## What the task asks
Omit all pictures and transcribe only the lines in the entries below that run from the line with "Generate a Python" through the line with "length=0, pad=16, labelsize=17)".

## Source material
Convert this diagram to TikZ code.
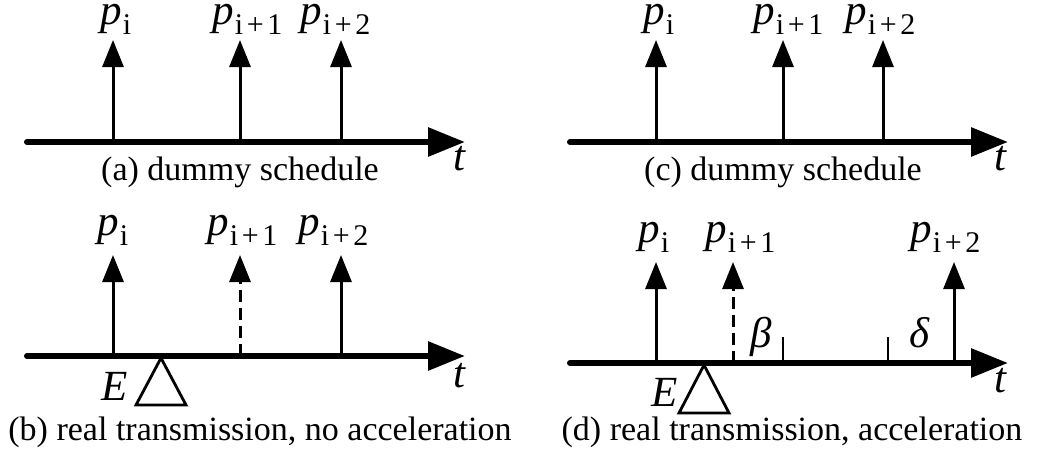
\documentclass[tikz,border=0pt]{standalone}
\usepackage{fontspec}
\setmainfont{Liberation Serif}
\usetikzlibrary{arrows.meta}

\newcommand{\plab}[1]{p\kern0.5pt\raisebox{-5pt}{\fontsize{15}{16}\selectfont\upshape #1}}
\newcommand{\inc}[1]{i\kern1.8pt+\kern1.8pt#1}

\begin{document}
\begin{tikzpicture}[
  x=0.5pt, y=-0.5pt,
  axis/.style={line width=3pt, line cap=round, -{Triangle[length=18.5pt,width=14pt]}},
  pulse/.style={line width=1.5pt, -{Triangle[length=13.5pt,width=10.5pt]}},
  ghost/.style={pulse, dash pattern=on 6pt off 3pt},
  tickline/.style={line width=1.2pt},
  event/.style={line width=1.4pt, line join=miter},
  var/.style={font=\fontsize{21.5}{24}\selectfont\itshape, inner sep=0pt, anchor=base west},
  caption/.style={font=\fontsize{17}{20}\selectfont, inner sep=0pt, anchor=base}
]
\useasboundingbox (0,0) rectangle (1037,466);

% (a) dummy schedule
\coordinate (a-start) at (27,142);
\coordinate (a-end) at (465,142);
\coordinate (a-1) at (113,142); \coordinate (a-1-top) at (113,40);
\coordinate (a-2) at (240,142); \coordinate (a-2-top) at (240,40);
\coordinate (a-3) at (341,142); \coordinate (a-3-top) at (341,40);
\draw[axis] (a-start) -- (a-end);
\draw[pulse] (a-1) -- (a-1-top);
\draw[pulse] (a-2) -- (a-2-top);
\draw[pulse] (a-3) -- (a-3-top);
\node[var] (a-p1) at (100,25) {\plab{i}};
\node[var] (a-p2) at (212,25) {\plab{\inc{1}}};
\node[var] (a-p3) at (300,25) {\plab{\inc{2}}};
\node[var] (a-t) at (453,170) {t};
\node[caption] (a-cap) at (240,180) {(a) dummy schedule};

% (c) dummy schedule
\coordinate (c-start) at (570,142);
\coordinate (c-end) at (1008,142);
\coordinate (c-1) at (656,142); \coordinate (c-1-top) at (656,40);
\coordinate (c-2) at (783,142); \coordinate (c-2-top) at (783,40);
\coordinate (c-3) at (883,142); \coordinate (c-3-top) at (883,40);
\draw[axis] (c-start) -- (c-end);
\draw[pulse] (c-1) -- (c-1-top);
\draw[pulse] (c-2) -- (c-2-top);
\draw[pulse] (c-3) -- (c-3-top);
\node[var] (c-p1) at (643,25) {\plab{i}};
\node[var] (c-p2) at (753,25) {\plab{\inc{1}}};
\node[var] (c-p3) at (845,25) {\plab{\inc{2}}};
\node[var] (c-t) at (994,170) {t};
\node[caption] (c-cap) at (783,180) {(c) dummy schedule};

% (b) real transmission, no acceleration
\coordinate (b-start) at (27,356);
\coordinate (b-end) at (465,356);
\coordinate (b-1) at (113,356); \coordinate (b-1-top) at (113,255);
\coordinate (b-2) at (240,356); \coordinate (b-2-top) at (240,255);
\coordinate (b-3) at (341,356); \coordinate (b-3-top) at (341,255);
\coordinate (b-e) at (161,358);
\draw[axis] (b-start) -- (b-end);
\draw[pulse] (b-1) -- (b-1-top);
\draw[ghost] (b-2) -- (b-2-top);
\draw[pulse] (b-3) -- (b-3-top);
\draw[event] (b-e) -- ++(25,47) -- ++(-50,0) -- cycle;
\node[var] (b-p1) at (97,235) {\plab{i}};
\node[var] (b-p2) at (207,235) {\plab{\inc{1}}};
\node[var] (b-p3) at (298,235) {\plab{\inc{2}}};
\node[var] (b-E) at (101,400) {E};
\node[var] (b-t) at (453,387) {t};
\node[caption] (b-cap) at (260,440) {(b) real transmission, no acceleration};

% (d) real transmission, acceleration
\coordinate (d-start) at (570,363);
\coordinate (d-end) at (1008,363);
\coordinate (d-1) at (656,363); \coordinate (d-1-top) at (656,262);
\coordinate (d-2) at (733,363); \coordinate (d-2-top) at (733,262);
\coordinate (d-3) at (954,363); \coordinate (d-3-top) at (954,262);
\coordinate (d-b) at (783,363); \coordinate (d-b-top) at (783,337);
\coordinate (d-d) at (888,363); \coordinate (d-d-top) at (888,337);
\coordinate (d-e) at (704,365);
\draw[axis] (d-start) -- (d-end);
\draw[pulse] (d-1) -- (d-1-top);
\draw[ghost] (d-2) -- (d-2-top);
\draw[pulse] (d-3) -- (d-3-top);
\draw[tickline] (d-b) -- (d-b-top);
\draw[tickline] (d-d) -- (d-d-top);
\draw[event] (d-e) -- ++(25,48) -- ++(-50,0) -- cycle;
\node[var] (d-p1) at (638,242) {\plab{i}};
\node[var] (d-p2) at (705,242) {\plab{\inc{1}}};
\node[var] (d-p3) at (910,242) {\plab{\inc{2}}};
\node[var] (d-beta) at (750,347) {β};
\node[var] (d-delta) at (909,347) {δ};
\node[var] (d-E) at (651,406) {E};
\node[var] (d-t) at (994,392) {t};
\node[caption] (d-cap) at (792,440) {(d) real transmission, acceleration};
\end{tikzpicture}
\end{document}
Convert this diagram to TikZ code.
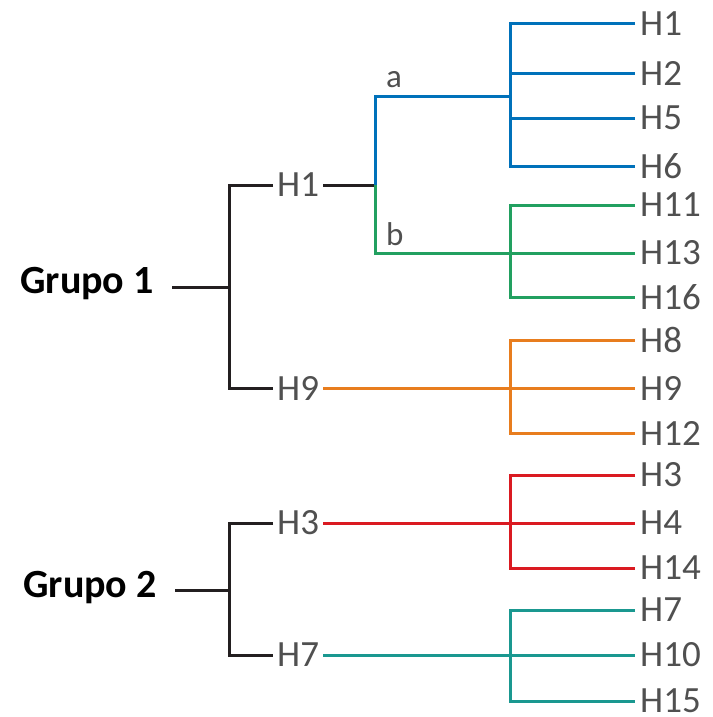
\documentclass[tikz,border=0pt]{standalone}
\usepackage{fontspec}
\setmainfont{Carlito}
\definecolor{trunk}{HTML}{231F20}
\definecolor{cblue}{HTML}{0071BA}
\definecolor{cgreen}{HTML}{22A060}
\definecolor{corange}{HTML}{E87D1E}
\definecolor{cred}{HTML}{DA1A21}
\definecolor{cteal}{HTML}{1A9890}
\definecolor{labelgray}{HTML}{505050}
\begin{document}
\begin{tikzpicture}[x=1pt,y=-1pt,
  branch/.style={line width=3pt},
  lbl/.style={font=\fontsize{37}{40}\selectfont, text=labelgray, inner xsep=4pt, inner ysep=0pt, anchor=west},
  leaf/.style={lbl, inner xsep=5pt},
  grp/.style={font=\fontsize{40}{44}\selectfont\bfseries, text=black, inner sep=0pt, anchor=base east},
  sub/.style={font=\fontsize{33}{36}\selectfont, text=labelgray, inner sep=0pt, anchor=base west}]
\useasboundingbox (0,0) rectangle (712,717);

% group labels and inner nodes
\node[grp] (g1) at (154,293) {Grupo 1};
\node[grp] (g2) at (157,597) {Grupo 2};
\node[lbl] (h1) at (273,185) {H1};
\node[lbl] (h9) at (273,388) {H9};
\node[lbl] (h3) at (273,523) {H3};
\node[lbl] (h7) at (273,655) {H7};
\node[sub] (la) at (386,87) {a};
\node[sub] (lb) at (386,245) {b};

% leaves
\foreach \n/\y in {H1/24,H2/73,H5/118,H6/166,H11/205,H13/253,H16/297,
                   H8/340,H9/388,H12/433,H3/475,H4/523,H14/568,
                   H7/610,H10/655,H15/701}
  \node[leaf] (l\n\y) at (635,\y) {\n};

% junction points
\coordinate (j1) at (229,287);
\coordinate (j2) at (229,590);
\coordinate (ja) at (375,185);
\coordinate (ka) at (510,96);
\coordinate (kb) at (510,253);
\coordinate (k9) at (510,388);
\coordinate (k3) at (510,523);
\coordinate (k7) at (510,655);

% black trunks
\draw[branch,trunk] (172,287) -- (j1);
\draw[branch,trunk] (h1.west) -| (j1) |- (h9.west);
\draw[branch,trunk] (h1.east) -- (ja);
\draw[branch,trunk] (175,590) -- (j2);
\draw[branch,trunk] (h3.west) -| (j2) |- (h7.west);

% subgroup a (blue)
\draw[branch,cblue] (ja) |- (ka);
\draw[branch,cblue] (lH124.west) -| (ka) |- (lH6166.west);
\draw[branch,cblue] (ka |- lH273.west) -- (lH273.west);
\draw[branch,cblue] (ka |- lH5118.west) -- (lH5118.west);

% subgroup b (green)
\draw[branch,cgreen] (ja) |- (kb);
\draw[branch,cgreen] (lH11205.west) -| (kb) |- (lH16297.west);
\draw[branch,cgreen] (kb) -- (lH13253.west);

% H9 (orange)
\draw[branch,corange] (h9.east) -- (k9) -- (lH9388.west);
\draw[branch,corange] (lH8340.west) -| (k9) |- (lH12433.west);

% H3 (red)
\draw[branch,cred] (h3.east) -- (k3) -- (lH4523.west);
\draw[branch,cred] (lH3475.west) -| (k3) |- (lH14568.west);

% H7 (teal)
\draw[branch,cteal] (h7.east) -- (k7) -- (lH10655.west);
\draw[branch,cteal] (lH7610.west) -| (k7) |- (lH15701.west);
\end{tikzpicture}
\end{document}
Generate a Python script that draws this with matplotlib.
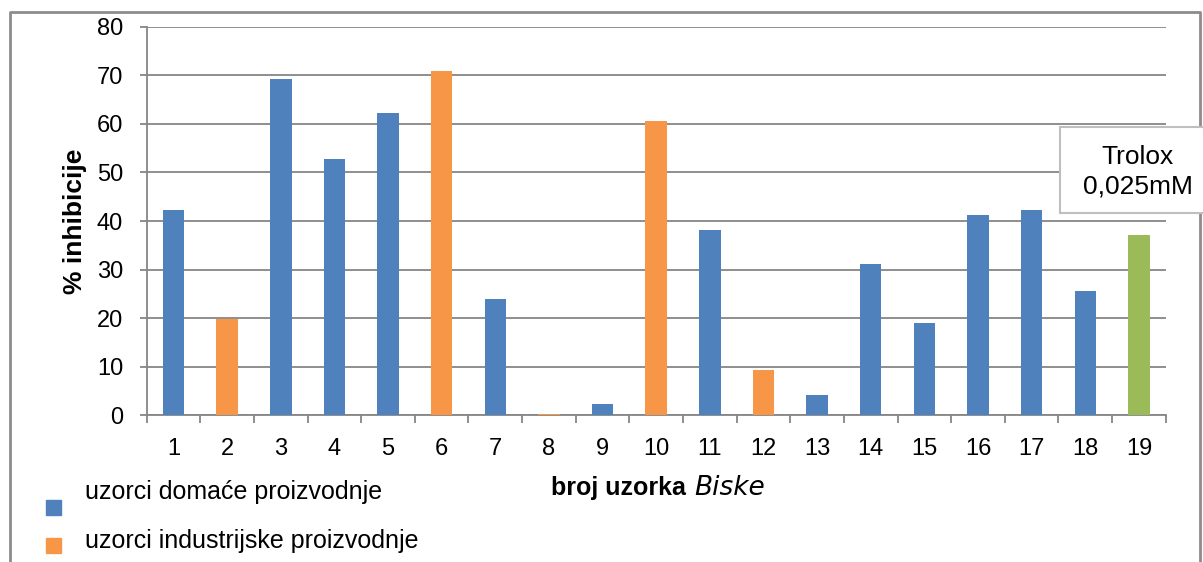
import matplotlib
matplotlib.use("Agg")
import matplotlib.pyplot as plt
from matplotlib.lines import Line2D
from matplotlib.patches import Rectangle

plt.rcParams['font.family'] = ['Liberation Sans', 'DejaVu Sans']

# bar values (% inhibicije)
samples = list(range(1, 20))
inhibition = [42.3, 19.8, 69.2, 52.8, 62.2, 70.9, 23.9, 0.3, 2.4, 60.6,
              38.1, 9.3, 4.2, 31.1, 18.9, 41.2, 42.2, 25.5, 37.1]
# 'd' = domaca, 'i' = industrijska, 't' = Trolox
group = ['d', 'i', 'd', 'd', 'd', 'i', 'd', 'i', 'd', 'i',
         'd', 'i', 'd', 'd', 'd', 'd', 'd', 'd', 't']
colors = {'d': '#4F81BD', 'i': '#F79646', 't': '#9BBB59'}
legend_labels = ['uzorci domaće proizvodnje', 'uzorci industrijske proizvodnje']
legend_groups = ['d', 'i']
trolox_label = 'Trolox\n0,025mM'

grid_c = '#868686'

fig = plt.figure(figsize=(12.03, 5.62), dpi=100)
ax = fig.add_axes([146.7 / 1203, 146.7 / 562, 1019 / 1203, 388.6 / 562])

ax.bar(samples, inhibition, width=0.4, color=[colors[g] for g in group], zorder=3)

ax.set_xlim(0.5, 19.5)
ax.set_ylim(0, 80)
ax.set_yticks(range(0, 81, 10))
ax.yaxis.grid(True, color=grid_c, linewidth=1.3, zorder=0)
ax.tick_params(axis='y', length=5, width=1.3, color=grid_c, pad=12, labelsize=17)

# category boundaries carry the tick marks, centers carry the labels
ax.set_xticks([s - 0.5 for s in samples] + [samples[-1] + 0.5])
ax.set_xticklabels([])
ax.tick_params(axis='x', which='major', length=6, width=1.3, color=grid_c)
ax.set_xticks(samples, minor=True)
ax.set_xticklabels([str(s) for s in samples], minor=True)
ax.tick_params(axis='x', which='minor', length=0, pad=16, labelsize=17)

for side in ['top', 'right']:
    ax.spines[side].set_visible(False)
for side in ['left', 'bottom']:
    ax.spines[side].set_color(grid_c)
    ax.spines[side].set_linewidth(1.3)

ax.set_ylabel('% inhibicije', fontsize=19, fontweight='bold')
ax.yaxis.set_label_coords(-60 / 1019, 0.5)

# x axis label: bold text followed by italic 'Biske'
fig.text(686 / 1203, 1 - 495 / 562, 'broj uzorka', ha='right', va='baseline',
         fontsize=18, fontweight='bold')
fig.text(694 / 1203, 1 - 495 / 562, 'Biske', ha='left', va='baseline',
         fontsize=19, fontstyle='italic', family='DejaVu Sans')

# legend: squares sit a little below their text, as in the reference
text_y = [492, 541]
key_y = [507, 545]
for lab, g, ty, ky in zip(legend_labels, legend_groups, text_y, key_y):
    fig.add_artist(Rectangle((46 / 1203, 1 - (ky + 7.5) / 562), 15 / 1203, 15 / 562,
                             transform=fig.transFigure, color=colors[g]))
    fig.text(85 / 1203, 1 - ty / 562, lab, ha='left', va='center', fontsize=18)

# Trolox note box, running past the right edge like in the reference
fig.add_artist(Rectangle((1060 / 1203, 1 - 213 / 562), 160 / 1203, 86 / 562,
                         transform=fig.transFigure, facecolor='white',
                         edgecolor='#BFBFBF', linewidth=1.5, zorder=5))
fig.text(1138 / 1203, 1 - 172 / 562, trolox_label, ha='center', va='center',
         fontsize=19, linespacing=1.3, zorder=6)

# outer chart frame (bottom edge lies outside the picture)
fx0, fx1, fy1 = 10 / 1203, 1200 / 1203, 1 - 12 / 562
fig.add_artist(Line2D([fx0, fx0, fx1, fx1], [0, fy1, fy1, 0], transform=fig.transFigure,
                      color='#8C8C8C', linewidth=2))

fig.savefig('out.png', dpi=100, facecolor='white')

## Answer to this exercise
Generate a Python script that draws this with matplotlib.
import matplotlib
matplotlib.use("Agg")
import matplotlib.pyplot as plt
from matplotlib.lines import Line2D
from matplotlib.patches import Rectangle

plt.rcParams['font.family'] = ['Liberation Sans', 'DejaVu Sans']

# bar values (% inhibicije)
samples = list(range(1, 20))
inhibition = [42.3, 19.8, 69.2, 52.8, 62.2, 70.9, 23.9, 0.3, 2.4, 60.6,
              38.1, 9.3, 4.2, 31.1, 18.9, 41.2, 42.2, 25.5, 37.1]
# 'd' = domaca, 'i' = industrijska, 't' = Trolox
group = ['d', 'i', 'd', 'd', 'd', 'i', 'd', 'i', 'd', 'i',
         'd', 'i', 'd', 'd', 'd', 'd', 'd', 'd', 't']
colors = {'d': '#4F81BD', 'i': '#F79646', 't': '#9BBB59'}
legend_labels = ['uzorci domaće proizvodnje', 'uzorci industrijske proizvodnje']
legend_groups = ['d', 'i']
trolox_label = 'Trolox\n0,025mM'

grid_c = '#868686'

fig = plt.figure(figsize=(12.03, 5.62), dpi=100)
ax = fig.add_axes([146.7 / 1203, 146.7 / 562, 1019 / 1203, 388.6 / 562])

ax.bar(samples, inhibition, width=0.4, color=[colors[g] for g in group], zorder=3)

ax.set_xlim(0.5, 19.5)
ax.set_ylim(0, 80)
ax.set_yticks(range(0, 81, 10))
ax.yaxis.grid(True, color=grid_c, linewidth=1.3, zorder=0)
ax.tick_params(axis='y', length=5, width=1.3, color=grid_c, pad=12, labelsize=17)

# category boundaries carry the tick marks, centers carry the labels
ax.set_xticks([s - 0.5 for s in samples] + [samples[-1] + 0.5])
ax.set_xticklabels([])
ax.tick_params(axis='x', which='major', length=6, width=1.3, color=grid_c)
ax.set_xticks(samples, minor=True)
ax.set_xticklabels([str(s) for s in samples], minor=True)
ax.tick_params(axis='x', which='minor', length=0, pad=16, labelsize=17)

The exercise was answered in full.